## WRITTEN TASK
Only the lines between the line holding "Clone this chart in D3.js." and the line holding "const line = d3.line().x(d", both of those included, should be copied exactly; drop the pictures.
Begin TASK INPUT
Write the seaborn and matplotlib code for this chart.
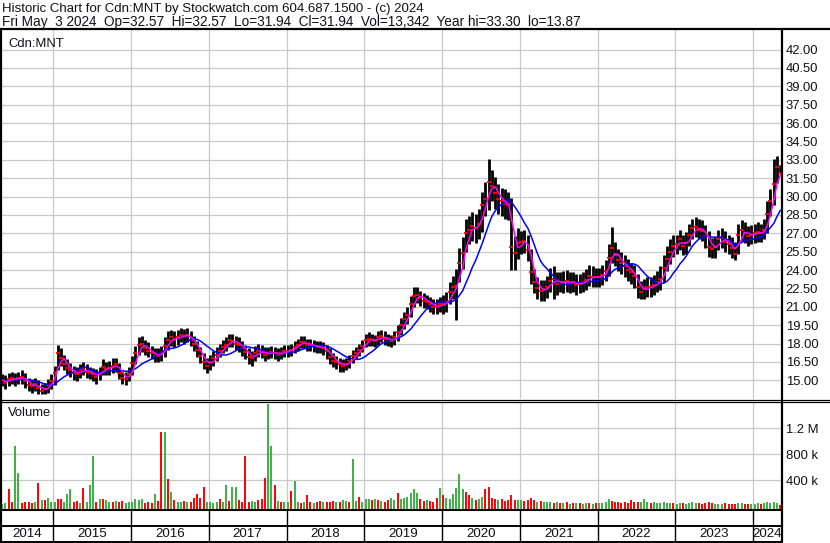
End TASK INPUT
Begin TASK INPUT
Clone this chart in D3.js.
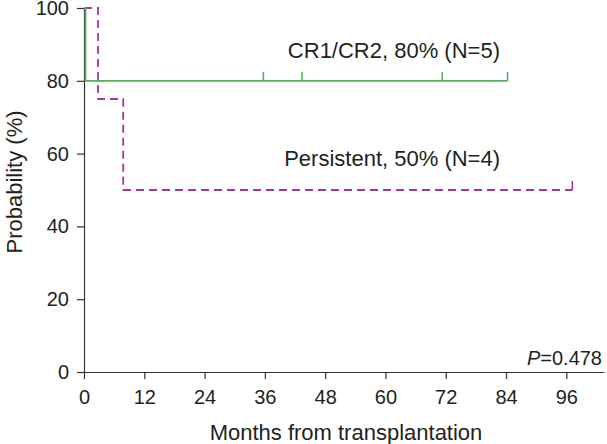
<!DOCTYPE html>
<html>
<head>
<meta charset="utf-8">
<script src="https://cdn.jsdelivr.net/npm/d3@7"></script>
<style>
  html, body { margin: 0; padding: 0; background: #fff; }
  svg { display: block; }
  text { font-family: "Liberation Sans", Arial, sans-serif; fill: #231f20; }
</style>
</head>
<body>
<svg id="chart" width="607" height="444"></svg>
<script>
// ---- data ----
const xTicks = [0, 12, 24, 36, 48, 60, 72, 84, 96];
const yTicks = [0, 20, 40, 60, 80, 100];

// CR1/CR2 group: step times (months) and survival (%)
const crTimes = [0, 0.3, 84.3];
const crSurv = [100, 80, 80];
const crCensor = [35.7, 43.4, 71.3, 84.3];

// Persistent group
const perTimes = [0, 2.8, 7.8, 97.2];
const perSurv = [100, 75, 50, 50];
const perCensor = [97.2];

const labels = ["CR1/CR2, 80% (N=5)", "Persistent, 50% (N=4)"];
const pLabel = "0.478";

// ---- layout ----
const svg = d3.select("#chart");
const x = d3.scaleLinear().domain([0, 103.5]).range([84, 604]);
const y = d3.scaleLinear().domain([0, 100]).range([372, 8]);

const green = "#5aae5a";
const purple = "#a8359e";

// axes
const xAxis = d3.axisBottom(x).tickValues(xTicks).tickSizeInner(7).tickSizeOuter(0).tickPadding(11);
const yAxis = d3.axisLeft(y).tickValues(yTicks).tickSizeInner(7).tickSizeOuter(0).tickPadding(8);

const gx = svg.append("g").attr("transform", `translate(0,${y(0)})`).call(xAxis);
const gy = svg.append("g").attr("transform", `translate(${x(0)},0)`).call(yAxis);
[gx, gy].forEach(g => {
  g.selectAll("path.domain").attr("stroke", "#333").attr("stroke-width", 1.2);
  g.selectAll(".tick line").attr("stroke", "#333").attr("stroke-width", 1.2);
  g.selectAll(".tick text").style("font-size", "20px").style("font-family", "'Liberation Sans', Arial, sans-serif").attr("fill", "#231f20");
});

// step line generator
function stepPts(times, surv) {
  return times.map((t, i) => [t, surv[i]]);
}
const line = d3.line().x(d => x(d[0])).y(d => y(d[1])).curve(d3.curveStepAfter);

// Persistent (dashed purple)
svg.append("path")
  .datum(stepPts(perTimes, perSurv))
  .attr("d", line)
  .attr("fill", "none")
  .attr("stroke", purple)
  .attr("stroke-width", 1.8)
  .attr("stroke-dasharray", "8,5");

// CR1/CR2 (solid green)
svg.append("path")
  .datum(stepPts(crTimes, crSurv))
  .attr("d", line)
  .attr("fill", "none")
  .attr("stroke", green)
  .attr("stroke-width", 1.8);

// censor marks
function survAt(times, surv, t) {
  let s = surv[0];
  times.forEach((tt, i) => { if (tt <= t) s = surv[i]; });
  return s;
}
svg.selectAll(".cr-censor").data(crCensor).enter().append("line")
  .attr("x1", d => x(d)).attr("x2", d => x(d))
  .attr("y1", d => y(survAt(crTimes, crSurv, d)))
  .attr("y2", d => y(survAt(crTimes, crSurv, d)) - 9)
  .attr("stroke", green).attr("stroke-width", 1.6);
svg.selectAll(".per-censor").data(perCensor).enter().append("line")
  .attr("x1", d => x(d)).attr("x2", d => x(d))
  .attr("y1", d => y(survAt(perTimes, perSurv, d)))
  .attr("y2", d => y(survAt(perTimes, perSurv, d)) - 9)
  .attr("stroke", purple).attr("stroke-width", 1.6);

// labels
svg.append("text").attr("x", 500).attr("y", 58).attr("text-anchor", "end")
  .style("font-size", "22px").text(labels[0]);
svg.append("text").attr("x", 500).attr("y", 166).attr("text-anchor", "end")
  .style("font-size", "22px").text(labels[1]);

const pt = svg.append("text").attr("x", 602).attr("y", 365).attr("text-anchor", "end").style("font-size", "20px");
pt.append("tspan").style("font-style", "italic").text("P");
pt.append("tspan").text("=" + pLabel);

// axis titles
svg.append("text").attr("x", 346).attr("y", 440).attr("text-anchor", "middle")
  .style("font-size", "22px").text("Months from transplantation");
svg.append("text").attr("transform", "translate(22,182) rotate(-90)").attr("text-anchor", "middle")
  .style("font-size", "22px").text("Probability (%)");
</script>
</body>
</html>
End TASK INPUT
## RESPONSE TO THE TASK
Clone this chart in D3.js.
<!DOCTYPE html>
<html>
<head>
<meta charset="utf-8">
<script src="https://cdn.jsdelivr.net/npm/d3@7"></script>
<style>
  html, body { margin: 0; padding: 0; background: #fff; }
  svg { display: block; }
  text { font-family: "Liberation Sans", Arial, sans-serif; fill: #231f20; }
</style>
</head>
<body>
<svg id="chart" width="607" height="444"></svg>
<script>
// ---- data ----
const xTicks = [0, 12, 24, 36, 48, 60, 72, 84, 96];
const yTicks = [0, 20, 40, 60, 80, 100];

// CR1/CR2 group: step times (months) and survival (%)
const crTimes = [0, 0.3, 84.3];
const crSurv = [100, 80, 80];
const crCensor = [35.7, 43.4, 71.3, 84.3];

// Persistent group
const perTimes = [0, 2.8, 7.8, 97.2];
const perSurv = [100, 75, 50, 50];
const perCensor = [97.2];

const labels = ["CR1/CR2, 80% (N=5)", "Persistent, 50% (N=4)"];
const pLabel = "0.478";

// ---- layout ----
const svg = d3.select("#chart");
const x = d3.scaleLinear().domain([0, 103.5]).range([84, 604]);
const y = d3.scaleLinear().domain([0, 100]).range([372, 8]);

const green = "#5aae5a";
const purple = "#a8359e";

// axes
const xAxis = d3.axisBottom(x).tickValues(xTicks).tickSizeInner(7).tickSizeOuter(0).tickPadding(11);
const yAxis = d3.axisLeft(y).tickValues(yTicks).tickSizeInner(7).tickSizeOuter(0).tickPadding(8);

const gx = svg.append("g").attr("transform", `translate(0,${y(0)})`).call(xAxis);
const gy = svg.append("g").attr("transform", `translate(${x(0)},0)`).call(yAxis);
[gx, gy].forEach(g => {
  g.selectAll("path.domain").attr("stroke", "#333").attr("stroke-width", 1.2);
  g.selectAll(".tick line").attr("stroke", "#333").attr("stroke-width", 1.2);
  g.selectAll(".tick text").style("font-size", "20px").style("font-family", "'Liberation Sans', Arial, sans-serif").attr("fill", "#231f20");
});

// step line generator
function stepPts(times, surv) {
  return times.map((t, i) => [t, surv[i]]);
}
const line = d3.line().x(d => x(d[0])).y(d => y(d[1])).curve(d3.curveStepAfter);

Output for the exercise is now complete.